Sivil toplum kuruluşu Uluslararası Kriz Grubu'ndan Richard Gowan, Demokratik Kongo Cumhuriyeti, Güney Sudan ve Mali'deki BM misyonları arasındaki ortak noktalara işaret etti.
Gowan, "Mavi şapkalılar, devam eden şiddet karşısında etkili bir rol oynamakta zorlanıyor.
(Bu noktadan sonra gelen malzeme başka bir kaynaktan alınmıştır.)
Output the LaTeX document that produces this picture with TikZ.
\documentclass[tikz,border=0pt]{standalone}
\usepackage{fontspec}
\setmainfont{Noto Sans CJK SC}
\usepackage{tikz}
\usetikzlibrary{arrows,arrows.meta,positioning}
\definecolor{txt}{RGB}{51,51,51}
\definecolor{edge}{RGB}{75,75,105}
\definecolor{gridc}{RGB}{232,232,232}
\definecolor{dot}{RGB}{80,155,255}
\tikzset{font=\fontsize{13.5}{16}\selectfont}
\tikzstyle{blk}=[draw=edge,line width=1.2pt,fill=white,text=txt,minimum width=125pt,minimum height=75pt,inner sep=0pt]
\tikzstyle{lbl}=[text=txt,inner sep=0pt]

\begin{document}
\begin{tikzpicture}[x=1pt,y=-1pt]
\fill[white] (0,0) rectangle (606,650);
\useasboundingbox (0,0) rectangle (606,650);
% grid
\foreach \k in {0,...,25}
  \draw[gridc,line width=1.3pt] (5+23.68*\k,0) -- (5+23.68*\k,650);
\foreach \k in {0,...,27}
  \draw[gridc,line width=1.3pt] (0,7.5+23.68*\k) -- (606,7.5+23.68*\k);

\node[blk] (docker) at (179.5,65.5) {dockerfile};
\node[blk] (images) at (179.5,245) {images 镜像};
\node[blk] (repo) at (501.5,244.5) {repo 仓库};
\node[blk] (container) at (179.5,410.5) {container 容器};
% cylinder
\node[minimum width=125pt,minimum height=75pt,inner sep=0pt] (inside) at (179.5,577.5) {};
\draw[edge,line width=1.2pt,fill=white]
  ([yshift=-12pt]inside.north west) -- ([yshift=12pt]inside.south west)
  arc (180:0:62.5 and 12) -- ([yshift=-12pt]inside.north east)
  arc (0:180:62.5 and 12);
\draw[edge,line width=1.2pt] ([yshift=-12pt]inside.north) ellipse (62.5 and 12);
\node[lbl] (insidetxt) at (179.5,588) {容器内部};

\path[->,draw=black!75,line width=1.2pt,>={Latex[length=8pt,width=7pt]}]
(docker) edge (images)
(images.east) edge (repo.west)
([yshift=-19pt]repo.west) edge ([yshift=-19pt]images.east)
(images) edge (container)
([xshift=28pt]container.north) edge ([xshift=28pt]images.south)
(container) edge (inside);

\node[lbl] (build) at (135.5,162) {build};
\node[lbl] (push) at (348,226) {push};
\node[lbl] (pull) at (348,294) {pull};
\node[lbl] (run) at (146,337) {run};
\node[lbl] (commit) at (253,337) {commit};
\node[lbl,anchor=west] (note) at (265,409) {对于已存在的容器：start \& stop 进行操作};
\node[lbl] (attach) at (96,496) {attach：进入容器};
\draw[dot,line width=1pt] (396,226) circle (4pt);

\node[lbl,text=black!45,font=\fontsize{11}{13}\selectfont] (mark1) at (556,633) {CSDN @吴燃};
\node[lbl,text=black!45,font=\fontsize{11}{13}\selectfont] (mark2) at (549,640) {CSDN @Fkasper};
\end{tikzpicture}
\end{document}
Yöre halkı genellikle BM birimlerine şüpheyle bakıyor ve onları küçümsüyor" dedi.
BM karşıtı gösteriler, hükümetin BM misyonunun "hızlanarak" ayrılması çağrısında bulunduğu Demokratik Kongo Cumhuriyeti'nde de gerçekleşti.
Amerikan "Stimson" araştırma merkezinden Julie Gregory'ye göre, "medyanın dezenformasyon kampanyalarının ışığında, Birleşmiş Milletler halkla stratejik iletişimini ve iletişimini geliştirmek ve (askerlerinin) neyi başarabilecekleri ve neyi başaramayacakları konusunda kamuoyu bilincini artırmak için çok çalıştı."
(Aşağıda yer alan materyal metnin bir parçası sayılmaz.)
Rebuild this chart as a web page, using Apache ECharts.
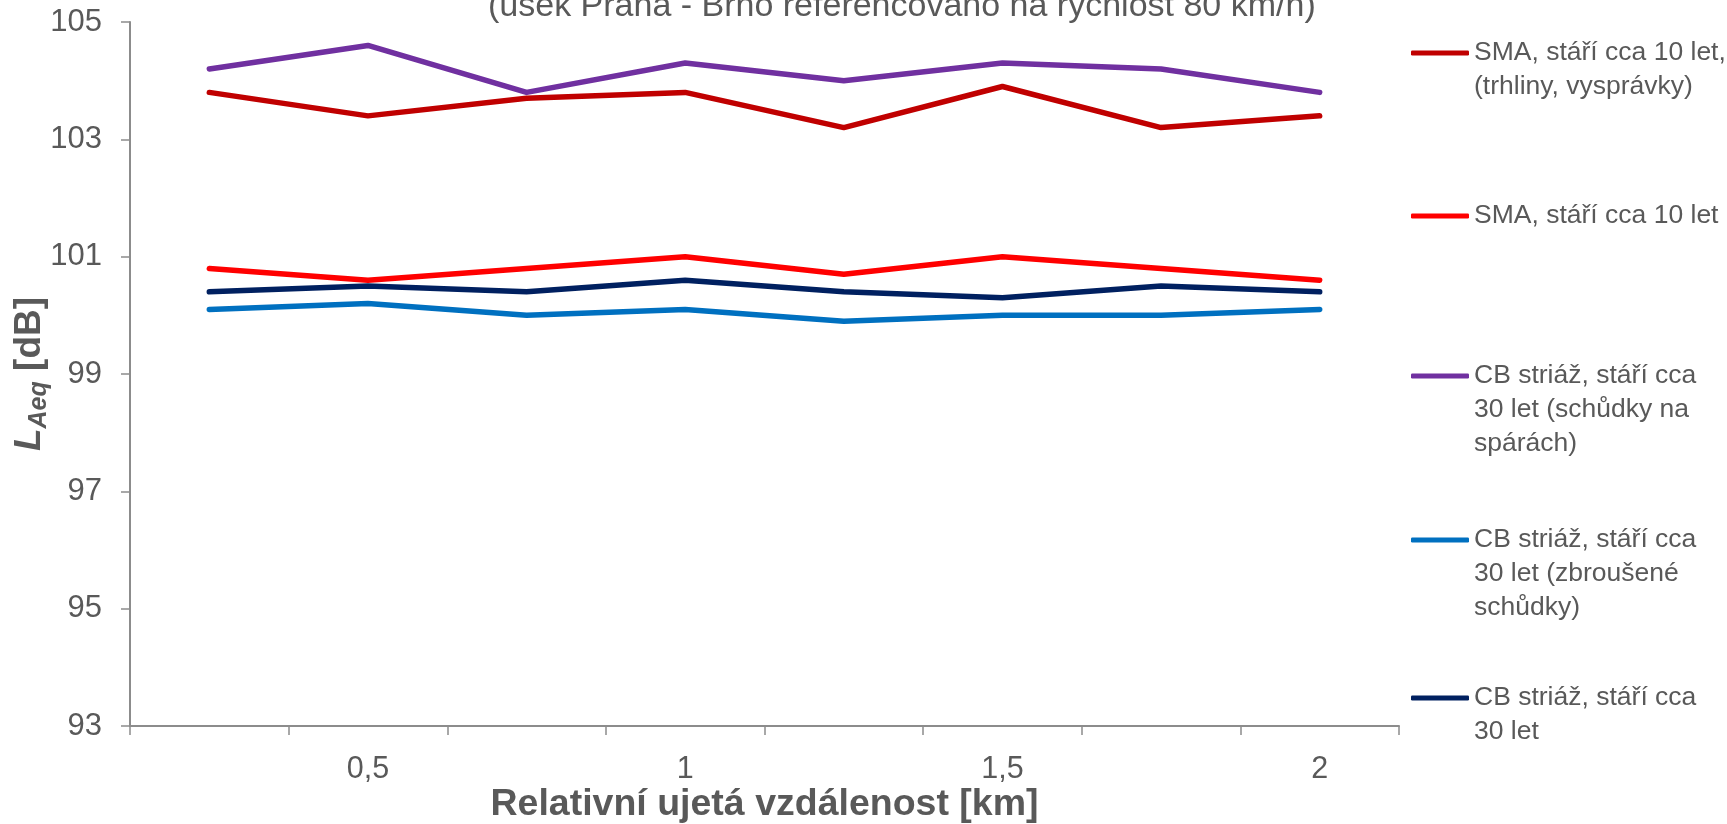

Bununla birlikte, barışı korumanın üç ilkesinden biri açık: Barışı koruma görevlilerinin güç kullanmasına yalnızca kendilerini veya görevi savunmak için son çare olarak izin verilir. Onlar, ne barışı empoze etmenin bir aracı ne de terörle mücadele için bir güç.
Wagner ve kaosun tarifi
Ancak Richard Gowan' a göre Afrika'daki bazı hükümetler, "Birleşmiş Milletler'in insan hakları hakkında konuşarak çok fazla zaman harcadığını ve sorunlu isyancıları ortadan kaldırmak için yeterli zamanı olmadığını düşünüyor."
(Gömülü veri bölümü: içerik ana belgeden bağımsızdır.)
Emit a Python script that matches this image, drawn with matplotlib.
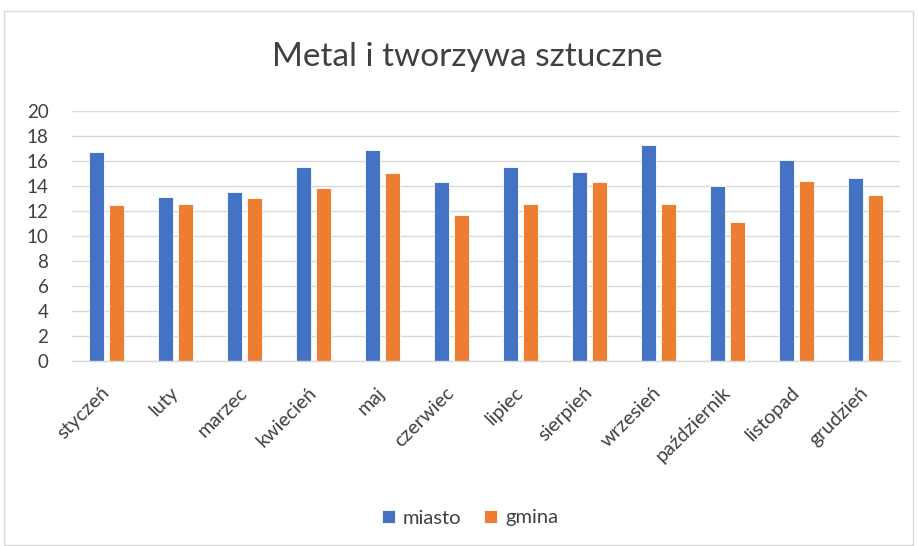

Ayrıca silahlı Rus "Wagner" grubunun temsil ettiği "alternatif"e atıfta bulunarak, bunun "daha fazla kaos için reçete" oluşturduğunu söyledi.
Julie Gregory, BM Güvenlik Konseyi içindeki bölünmelerin durumu iyileştirmeye yardımcı olmadığını belirterek, "Ev sahibi ülkelerde gördüğümüz muhalefet düzeylerinin -hepsinin değil bir kısmının- Güvenlik Konseyi'ndeki bölünmelerle ilgili olduğunu düşünüyorum" dedi.
Gregory, "Ne yazık ki, ev sahibi ülkeler bunu kendi çıkarlarını ilerletmek için bir koz olarak kullanıyor" şeklinde konuştu.
Patrick Laboda, Mali'nin kararının "belki de diğer hükümetlere, memnun kalmazsanız isteyebileceğinize dair bir sinyal göndereceğini ve bunun Birleşmiş Milletler'deki manevra alanını azaltabileceği" konusunda uyarıda bulundu.
Ancak Haiti'de BM askerlerinin neden olduğu cinsel saldırılar veya kolera vakalarının tüm sınırlamalarına ve olumsuz imajına rağmen uzmanlar, BM operasyonlarının "başarılarının" unutulmaması gerektiğini vurguluyor.
Anjali Dayal, "Barışı koruma operasyonlarına ilişkin gördüğümüz tablo, başarısızlıklarla gölgeleniyor çünkü bunlar açık ve büyük başarısızlıklar" ifadelerini kullandı.
Dayal, sözlerini şöyle tamamladı:
Ama oldukça başarılı bir araç. Yayılması, halkı isyancılardan korumanın yanı sıra bazen çatışmaların yayılmasını sınırlayabilir ve kurban sayısını azaltabilir.